Jennifer groaned again.
“Where is my daughter?” I demanded. “Where’s Grace?”
Jennifer’s gaze flickered. “I haven’t seen her.”
A few minutes later, half the Kansas City police force was at Jennifer and Marshall’s house (a slight exaggeration). Anarchy, Detective Peters, countless uniformed officers, and medics from the ambulance performed a chaotic dance.
Forgotten in the hubbub, Mother and I walked back to my house.
“Thank you,” she said as we passed through the gate.
“For?”
“For saving us.” That was unexpected.
“You’re welcome.”
“Then again, we wouldn’t have needed saving if you didn’t involve yourself in that man’s investigations.”
Mother being held at gunpoint was my fault? “Mother, I don’t have the energy for this. I’m worried about—” I stumbled.
And stared.
Grace’s car and backpack were gone.
I left Mother, raced to the house, threw open the backdoor, and called, “Grace!”
She didn’t answer.
“Aggie!”
No answer.
Max lifted his head off his paws and yawned.
“Some help you are.”
He blinked.
A note lay on the counter. I snatched it up. Mom, where are you? Mrs. Hamilton invited me over and gave me this. I figured you wouldn’t mind about me being a few minutes late to school…Congratulations.

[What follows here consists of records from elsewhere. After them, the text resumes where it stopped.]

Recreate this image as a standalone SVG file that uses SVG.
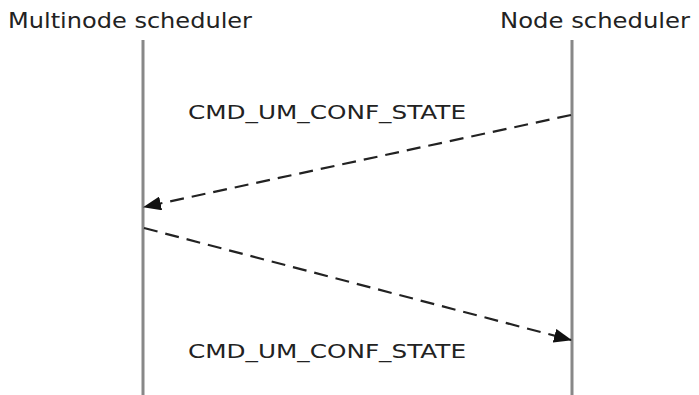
<svg xmlns="http://www.w3.org/2000/svg" width="699" height="395" viewBox="0 0 699 395">
  <defs>
    <marker id="arrow" markerWidth="18" markerHeight="14" refX="17" refY="7" orient="auto" markerUnits="userSpaceOnUse">
      <path d="M0,0 L18,7 L0,14 Z" fill="#111"/>
    </marker>
  </defs>
  <style>
    .label { font-family: "DejaVu Sans", Verdana, sans-serif; font-size: 21px; fill: #222; }
    .msg-label { font-size: 20px; }
    .lifeline { stroke: #888; stroke-width: 3; }
    .msg { stroke: #222; stroke-width: 2.2; stroke-dasharray: 14 8; fill: none; }
  </style>
  <rect width="699" height="395" fill="#fff"/>
  <g id="multinode-scheduler">
    <text class="label" x="8" y="28" textLength="244" lengthAdjust="spacingAndGlyphs">Multinode scheduler</text>
    <line class="lifeline" x1="143" y1="40" x2="143" y2="395"/>
  </g>
  <g id="node-scheduler">
    <text class="label" x="500" y="28" textLength="190" lengthAdjust="spacingAndGlyphs">Node scheduler</text>
    <line class="lifeline" x1="572" y1="40" x2="572" y2="395"/>
  </g>
  <g id="connectors">
    <line class="msg" x1="571" y1="115" x2="144" y2="207" marker-end="url(#arrow)"/>
    <text class="label msg-label" x="188" y="119" textLength="278" lengthAdjust="spacingAndGlyphs">CMD_UM_CONF_STATE</text>
    <line class="msg" x1="144" y1="228" x2="571" y2="340" marker-end="url(#arrow)"/>
    <text class="label msg-label" x="188" y="358" textLength="278" lengthAdjust="spacingAndGlyphs">CMD_UM_CONF_STATE</text>
  </g>
</svg>
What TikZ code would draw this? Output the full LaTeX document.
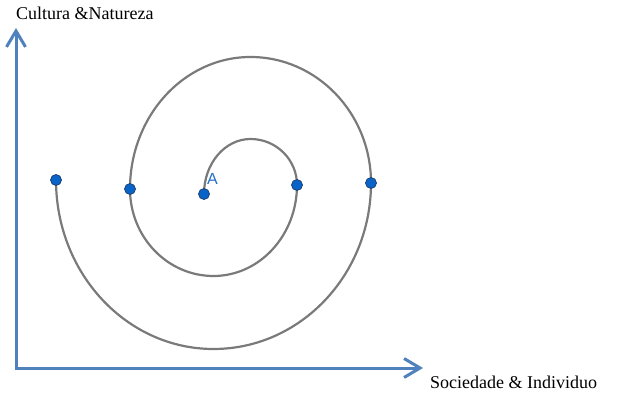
\documentclass[tikz,border=0pt]{standalone}
\usepackage{fontspec}
\setmainfont{Liberation Serif}
\newfontfamily\labelsans{Liberation Sans}
\usetikzlibrary{arrows.meta}
\definecolor{axisblue}{HTML}{4F81BD}
\definecolor{dotfill}{HTML}{0A64C8}
\definecolor{dotedge}{HTML}{1A3A6A}
\definecolor{spiralgray}{HTML}{7A7A7A}
\definecolor{labelblue}{HTML}{1E6EC8}
\tikzset{
  axisline/.style={draw=axisblue, line width=3pt, line join=miter,
    arrows={Straight Barb[length=16pt,width=19pt]-Straight Barb[length=16pt,width=19pt]}},
  spiral/.style={draw=spiralgray, line width=2.2pt},
  dot/.style={circle, fill=dotfill, draw=dotedge, line width=0.7pt, inner sep=0pt, minimum size=11pt},
  axistext/.style={font=\fontsize{18}{20}\selectfont, inner sep=0pt, anchor=base west},
}
\begin{document}
\begin{tikzpicture}[x=1pt,y=1pt]
\useasboundingbox (0,0) rectangle (629,407);
% axes
\coordinate (O) at (16,39);
\coordinate (ytip) at (16,379);
\coordinate (xtip) at (423,39);
\draw[axisline] (ytip) -- (O) -- (xtip);
\node[axistext] (ylab) at (16,387) {Cultura \&Natureza};
\node[axistext] (xlab) at (430,19) {Sociedade \& Individuo};
% spiral points
\coordinate (pA) at (204,213);
\coordinate (p2) at (297,222);
\coordinate (p3) at (130,218);
\coordinate (p4) at (371,224);
\coordinate (p5) at (56,227);
% spiral
\draw[spiral] (pA) arc[start angle=180,end angle=90,x radius=46.5,y radius=55]
  arc[start angle=90,end angle=0,x radius=46.5,y radius=46];
\draw[spiral] (p2) arc[start angle=0,end angle=-90,x radius=83.5,y radius=91]
  arc[start angle=-90,end angle=-180,x radius=83.5,y radius=87];
\draw[spiral] (p3) arc[start angle=180,end angle=90,x radius=120.5,y radius=132]
  arc[start angle=90,end angle=0,x radius=120.5,y radius=126];
\draw[spiral] (p4) arc[start angle=0,end angle=-90,x radius=157.5,y radius=166]
  arc[start angle=-90,end angle=-180,x radius=157.5,y radius=169];
% dots
\node[dot] (A) at (pA) {};
\node[dot] (B) at (p2) {};
\node[dot] (C) at (p3) {};
\node[dot] (D) at (p4) {};
\node[dot] (E) at (p5) {};
\node[font=\labelsans\fontsize{16}{18}\selectfont, text=labelblue, inner sep=0pt, anchor=base west] (Alab) at (207,222) {A};
\end{tikzpicture}
\end{document}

A check floated to the floor.
I ben
t, picked up the scrap of paper, and read the amount. Ten thousand dollars made out to the museum.
Dropping the note and the check on the counter, I picked up the receiver and dialed Grace’s school. “This is Ellison Russell calling. Did Grace Russell arrive safely?”
“She was tardy.”
“But she’s there?”
“Yes, Mrs. Russell, I checked her in myself.”
“Thank you.” The two words didn’t come close to expressing my gratitude or relief.
I hung up the phone and propped myself against the counter.
“She’s at school?” Mother stood in the doorway.
“Yes.”
“Thank heavens.”
“Do you want some coffee?”
“You’re kidding.”
“I never kid about coffee.”
“Do you have anything stronger?”
“Of course.” I poured myself a mug and led Mother to the living room and the liquor. “What will you have?”
“Scotch. Neat.”
I poured the scotch into an old-fashioned glass and held it out to her.
Mother wrapped her fingers around the glass. “You were terrified something happened to Grace. Your blood crystalized. Your heart beat in your ears. Your lungs couldn’t fully inflate.”
“Yes.”
“That’s how I feel whenever you get yourself mixed up in an investigation.”
Her revelation froze the coffee cup halfway to my lips. “I didn’t know. I’m sorry.”
Mother eyed me over the rim of her glass. “Sorry means you won’t do it again.”
“I’ll try not to.” I meant what I said. I did. But my best intentions had a way of crumbling to dust.
She sighed as if she’d followed my thoughts’ trail. Then she drank. Deeply. “Drinking in the morning. You and Libba are a bad influence.”
“I offered coffee.”
“I was held at gunpoint. I deserve a scotch.”
“I’m not arguing that.”
Mother sipped again. Her glass was almost empty. “You were—” she searched for a word “—resourceful. That frying pan was a good idea.”
“It was heavy. I should have found a candlestick.” I glanced down at my mug. The level of coffee was alarmingly low. “I was in the garage for five minutes, Mother. What happened?”
“I found one of Lark Flournoy’s journals shoved in a kitchen drawer. Someone had tried to burn it.”